### EXERCISE TASK
List all lines in the material below that contain "this".

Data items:
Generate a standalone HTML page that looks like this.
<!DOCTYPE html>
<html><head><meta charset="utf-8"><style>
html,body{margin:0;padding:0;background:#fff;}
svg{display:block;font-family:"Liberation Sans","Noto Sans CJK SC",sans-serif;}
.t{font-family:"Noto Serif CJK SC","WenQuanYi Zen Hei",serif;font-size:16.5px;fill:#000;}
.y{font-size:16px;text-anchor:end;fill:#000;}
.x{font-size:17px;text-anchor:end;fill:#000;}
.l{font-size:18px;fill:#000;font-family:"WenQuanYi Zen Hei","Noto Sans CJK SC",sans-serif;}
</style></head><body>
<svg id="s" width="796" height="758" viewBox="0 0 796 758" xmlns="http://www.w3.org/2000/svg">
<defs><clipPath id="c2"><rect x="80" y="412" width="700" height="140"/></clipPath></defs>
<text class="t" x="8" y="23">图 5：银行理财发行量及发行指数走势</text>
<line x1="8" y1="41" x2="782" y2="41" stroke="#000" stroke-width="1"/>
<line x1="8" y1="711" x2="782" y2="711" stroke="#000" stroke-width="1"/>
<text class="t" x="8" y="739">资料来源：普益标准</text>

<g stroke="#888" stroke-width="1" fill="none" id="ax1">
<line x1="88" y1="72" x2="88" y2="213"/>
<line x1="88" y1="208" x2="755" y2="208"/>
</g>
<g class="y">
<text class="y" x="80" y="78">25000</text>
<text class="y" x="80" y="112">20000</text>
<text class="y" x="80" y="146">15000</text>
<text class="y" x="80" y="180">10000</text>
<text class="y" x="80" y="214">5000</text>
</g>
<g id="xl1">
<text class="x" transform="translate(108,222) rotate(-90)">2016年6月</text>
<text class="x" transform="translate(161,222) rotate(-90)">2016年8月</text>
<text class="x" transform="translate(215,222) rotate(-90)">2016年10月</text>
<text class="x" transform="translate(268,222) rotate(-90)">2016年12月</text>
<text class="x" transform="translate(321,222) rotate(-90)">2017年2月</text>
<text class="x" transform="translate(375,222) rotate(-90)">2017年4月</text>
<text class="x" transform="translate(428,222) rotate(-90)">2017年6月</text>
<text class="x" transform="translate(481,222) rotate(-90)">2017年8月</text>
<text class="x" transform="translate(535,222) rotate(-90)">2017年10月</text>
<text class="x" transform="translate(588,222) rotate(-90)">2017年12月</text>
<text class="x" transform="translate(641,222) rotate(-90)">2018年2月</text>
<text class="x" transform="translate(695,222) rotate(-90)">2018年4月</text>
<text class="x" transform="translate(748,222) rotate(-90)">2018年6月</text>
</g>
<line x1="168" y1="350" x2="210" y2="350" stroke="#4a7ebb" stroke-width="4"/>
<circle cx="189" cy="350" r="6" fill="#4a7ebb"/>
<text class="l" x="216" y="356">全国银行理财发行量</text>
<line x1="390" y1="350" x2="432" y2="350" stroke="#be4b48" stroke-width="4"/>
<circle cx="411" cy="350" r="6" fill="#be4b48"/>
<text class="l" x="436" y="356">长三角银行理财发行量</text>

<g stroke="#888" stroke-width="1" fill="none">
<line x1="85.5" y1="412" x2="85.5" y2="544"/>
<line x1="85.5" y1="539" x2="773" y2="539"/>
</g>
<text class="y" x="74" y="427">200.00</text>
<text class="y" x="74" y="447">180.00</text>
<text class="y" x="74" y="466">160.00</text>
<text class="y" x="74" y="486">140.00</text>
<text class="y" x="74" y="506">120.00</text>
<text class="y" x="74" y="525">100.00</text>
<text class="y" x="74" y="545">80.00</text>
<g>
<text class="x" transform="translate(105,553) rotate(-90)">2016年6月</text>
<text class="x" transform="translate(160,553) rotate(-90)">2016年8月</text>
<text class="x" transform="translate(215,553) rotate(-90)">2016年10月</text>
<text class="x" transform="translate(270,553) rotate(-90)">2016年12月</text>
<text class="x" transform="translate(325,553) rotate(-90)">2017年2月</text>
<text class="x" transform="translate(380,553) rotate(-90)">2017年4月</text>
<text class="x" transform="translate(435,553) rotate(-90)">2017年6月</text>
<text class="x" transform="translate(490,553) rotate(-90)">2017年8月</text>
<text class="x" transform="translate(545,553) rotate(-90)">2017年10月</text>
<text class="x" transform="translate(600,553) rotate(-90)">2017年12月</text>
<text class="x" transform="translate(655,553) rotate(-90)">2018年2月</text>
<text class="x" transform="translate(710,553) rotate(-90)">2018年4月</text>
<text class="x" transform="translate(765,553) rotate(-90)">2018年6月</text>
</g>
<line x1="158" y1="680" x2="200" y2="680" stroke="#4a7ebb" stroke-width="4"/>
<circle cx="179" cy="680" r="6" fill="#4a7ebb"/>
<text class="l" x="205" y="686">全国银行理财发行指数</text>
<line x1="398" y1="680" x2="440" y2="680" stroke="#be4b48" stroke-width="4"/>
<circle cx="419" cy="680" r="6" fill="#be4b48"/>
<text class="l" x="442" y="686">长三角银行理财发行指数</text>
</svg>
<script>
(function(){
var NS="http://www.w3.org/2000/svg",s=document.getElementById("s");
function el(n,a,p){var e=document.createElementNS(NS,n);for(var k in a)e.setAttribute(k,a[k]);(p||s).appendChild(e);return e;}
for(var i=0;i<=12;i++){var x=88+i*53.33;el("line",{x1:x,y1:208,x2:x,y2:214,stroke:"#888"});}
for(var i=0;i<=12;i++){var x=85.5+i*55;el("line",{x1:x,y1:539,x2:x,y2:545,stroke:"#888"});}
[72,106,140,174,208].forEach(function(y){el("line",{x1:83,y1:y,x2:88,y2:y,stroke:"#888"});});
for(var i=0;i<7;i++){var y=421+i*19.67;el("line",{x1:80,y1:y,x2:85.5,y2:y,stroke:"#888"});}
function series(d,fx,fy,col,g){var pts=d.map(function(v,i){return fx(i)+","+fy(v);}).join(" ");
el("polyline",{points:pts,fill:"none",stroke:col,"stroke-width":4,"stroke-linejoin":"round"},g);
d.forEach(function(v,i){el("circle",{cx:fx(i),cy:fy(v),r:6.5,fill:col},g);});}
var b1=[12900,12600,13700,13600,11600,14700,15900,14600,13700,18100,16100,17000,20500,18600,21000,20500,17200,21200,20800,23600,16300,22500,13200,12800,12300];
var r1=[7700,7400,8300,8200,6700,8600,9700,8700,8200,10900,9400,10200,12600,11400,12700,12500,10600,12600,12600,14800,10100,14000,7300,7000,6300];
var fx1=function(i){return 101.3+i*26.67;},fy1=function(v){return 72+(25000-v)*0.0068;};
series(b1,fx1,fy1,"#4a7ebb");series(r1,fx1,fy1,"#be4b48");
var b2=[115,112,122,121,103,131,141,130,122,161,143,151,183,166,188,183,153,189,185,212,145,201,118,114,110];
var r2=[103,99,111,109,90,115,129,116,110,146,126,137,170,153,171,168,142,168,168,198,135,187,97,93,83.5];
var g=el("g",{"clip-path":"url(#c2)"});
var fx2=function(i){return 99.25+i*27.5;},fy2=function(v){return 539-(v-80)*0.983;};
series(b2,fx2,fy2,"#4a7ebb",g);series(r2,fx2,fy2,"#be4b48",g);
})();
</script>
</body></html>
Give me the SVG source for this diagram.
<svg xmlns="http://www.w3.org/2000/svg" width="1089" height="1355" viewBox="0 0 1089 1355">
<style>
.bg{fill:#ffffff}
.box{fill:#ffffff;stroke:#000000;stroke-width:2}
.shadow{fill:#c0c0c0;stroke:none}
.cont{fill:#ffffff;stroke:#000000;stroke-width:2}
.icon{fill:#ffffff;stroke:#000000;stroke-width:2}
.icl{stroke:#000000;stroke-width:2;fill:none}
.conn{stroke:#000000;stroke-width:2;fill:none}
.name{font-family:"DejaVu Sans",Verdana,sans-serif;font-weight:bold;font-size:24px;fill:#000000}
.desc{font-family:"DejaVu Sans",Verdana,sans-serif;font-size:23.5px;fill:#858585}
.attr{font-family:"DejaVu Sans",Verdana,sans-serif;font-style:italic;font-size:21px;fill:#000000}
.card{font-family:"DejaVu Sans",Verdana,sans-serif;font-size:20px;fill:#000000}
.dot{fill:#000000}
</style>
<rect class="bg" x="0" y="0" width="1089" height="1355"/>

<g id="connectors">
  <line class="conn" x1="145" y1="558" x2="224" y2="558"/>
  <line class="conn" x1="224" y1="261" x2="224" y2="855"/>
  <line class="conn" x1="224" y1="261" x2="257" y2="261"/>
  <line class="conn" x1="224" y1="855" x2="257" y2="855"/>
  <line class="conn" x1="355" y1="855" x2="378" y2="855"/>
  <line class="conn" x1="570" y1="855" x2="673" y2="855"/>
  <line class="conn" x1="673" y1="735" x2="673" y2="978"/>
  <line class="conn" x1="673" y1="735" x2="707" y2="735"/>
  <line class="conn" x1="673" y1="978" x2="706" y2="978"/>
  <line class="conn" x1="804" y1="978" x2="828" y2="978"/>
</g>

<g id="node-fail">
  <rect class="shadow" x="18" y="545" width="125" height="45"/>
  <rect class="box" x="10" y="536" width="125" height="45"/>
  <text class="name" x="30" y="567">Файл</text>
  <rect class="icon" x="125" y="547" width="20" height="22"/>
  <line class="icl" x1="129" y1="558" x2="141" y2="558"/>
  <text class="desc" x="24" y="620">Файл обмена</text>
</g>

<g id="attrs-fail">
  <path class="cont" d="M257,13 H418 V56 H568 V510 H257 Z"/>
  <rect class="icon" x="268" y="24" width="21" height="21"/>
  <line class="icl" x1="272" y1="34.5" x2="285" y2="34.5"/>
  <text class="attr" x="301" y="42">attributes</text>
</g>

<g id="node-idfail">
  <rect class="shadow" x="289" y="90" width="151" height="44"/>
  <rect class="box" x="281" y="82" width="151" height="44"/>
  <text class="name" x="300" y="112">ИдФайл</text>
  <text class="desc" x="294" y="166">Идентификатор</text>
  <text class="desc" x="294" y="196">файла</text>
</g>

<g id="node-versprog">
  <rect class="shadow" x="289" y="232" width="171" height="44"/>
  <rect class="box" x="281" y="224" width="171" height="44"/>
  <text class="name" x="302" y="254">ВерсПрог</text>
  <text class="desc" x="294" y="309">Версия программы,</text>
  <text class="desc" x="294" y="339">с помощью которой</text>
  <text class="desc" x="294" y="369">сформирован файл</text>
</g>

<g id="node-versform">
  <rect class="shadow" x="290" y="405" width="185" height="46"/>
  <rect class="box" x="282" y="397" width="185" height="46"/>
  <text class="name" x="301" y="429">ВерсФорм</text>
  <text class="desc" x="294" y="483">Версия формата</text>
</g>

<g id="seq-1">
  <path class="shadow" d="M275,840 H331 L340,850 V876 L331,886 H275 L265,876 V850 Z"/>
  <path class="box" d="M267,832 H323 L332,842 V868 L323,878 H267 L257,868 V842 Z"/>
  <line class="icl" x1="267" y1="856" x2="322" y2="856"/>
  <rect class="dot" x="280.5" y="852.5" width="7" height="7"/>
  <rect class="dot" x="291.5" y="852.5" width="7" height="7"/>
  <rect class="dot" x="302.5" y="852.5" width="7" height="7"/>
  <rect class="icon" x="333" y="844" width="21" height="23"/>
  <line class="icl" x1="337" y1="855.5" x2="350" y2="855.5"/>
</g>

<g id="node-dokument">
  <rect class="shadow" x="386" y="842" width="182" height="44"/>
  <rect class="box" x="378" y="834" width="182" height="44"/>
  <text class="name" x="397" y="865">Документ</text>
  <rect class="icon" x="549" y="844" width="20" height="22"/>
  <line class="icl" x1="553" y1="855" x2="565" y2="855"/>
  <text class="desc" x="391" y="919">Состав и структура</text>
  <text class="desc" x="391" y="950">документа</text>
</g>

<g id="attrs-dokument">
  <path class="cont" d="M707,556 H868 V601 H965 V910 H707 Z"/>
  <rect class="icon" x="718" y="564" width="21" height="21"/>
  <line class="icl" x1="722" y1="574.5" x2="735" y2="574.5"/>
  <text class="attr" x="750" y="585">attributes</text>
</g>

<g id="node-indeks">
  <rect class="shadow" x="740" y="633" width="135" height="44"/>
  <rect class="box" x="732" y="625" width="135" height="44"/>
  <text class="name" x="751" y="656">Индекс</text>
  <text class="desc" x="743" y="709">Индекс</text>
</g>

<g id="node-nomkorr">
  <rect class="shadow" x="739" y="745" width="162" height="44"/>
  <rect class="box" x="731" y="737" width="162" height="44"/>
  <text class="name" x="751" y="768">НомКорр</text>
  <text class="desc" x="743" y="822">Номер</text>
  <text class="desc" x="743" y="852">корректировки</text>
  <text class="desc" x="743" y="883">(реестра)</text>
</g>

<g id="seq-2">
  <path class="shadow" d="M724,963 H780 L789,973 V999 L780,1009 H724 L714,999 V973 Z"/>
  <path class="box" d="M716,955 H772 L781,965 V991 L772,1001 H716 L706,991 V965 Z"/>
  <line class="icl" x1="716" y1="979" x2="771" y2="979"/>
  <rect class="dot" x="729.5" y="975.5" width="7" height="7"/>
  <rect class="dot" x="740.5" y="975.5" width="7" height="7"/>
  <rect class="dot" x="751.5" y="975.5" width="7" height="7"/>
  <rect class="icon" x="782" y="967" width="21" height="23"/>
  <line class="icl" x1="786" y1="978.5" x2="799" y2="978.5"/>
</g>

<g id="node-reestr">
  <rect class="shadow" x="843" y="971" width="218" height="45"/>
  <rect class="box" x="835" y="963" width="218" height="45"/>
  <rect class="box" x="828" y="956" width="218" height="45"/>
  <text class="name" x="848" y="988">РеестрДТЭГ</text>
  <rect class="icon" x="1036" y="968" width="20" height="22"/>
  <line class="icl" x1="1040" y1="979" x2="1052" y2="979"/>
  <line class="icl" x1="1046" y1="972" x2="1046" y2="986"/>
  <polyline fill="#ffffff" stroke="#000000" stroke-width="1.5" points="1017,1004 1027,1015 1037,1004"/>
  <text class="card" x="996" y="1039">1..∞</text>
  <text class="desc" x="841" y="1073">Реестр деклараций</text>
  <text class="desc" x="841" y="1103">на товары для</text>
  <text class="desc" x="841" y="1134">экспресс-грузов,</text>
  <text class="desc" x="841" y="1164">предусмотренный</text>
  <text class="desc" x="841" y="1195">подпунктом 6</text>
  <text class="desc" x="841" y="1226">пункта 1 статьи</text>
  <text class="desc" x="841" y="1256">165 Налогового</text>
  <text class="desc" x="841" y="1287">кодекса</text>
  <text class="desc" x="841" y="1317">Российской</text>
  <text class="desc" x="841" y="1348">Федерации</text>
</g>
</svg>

### THE SOLUTION
Generate a standalone HTML page that looks like this.
Give me the SVG source for this diagram.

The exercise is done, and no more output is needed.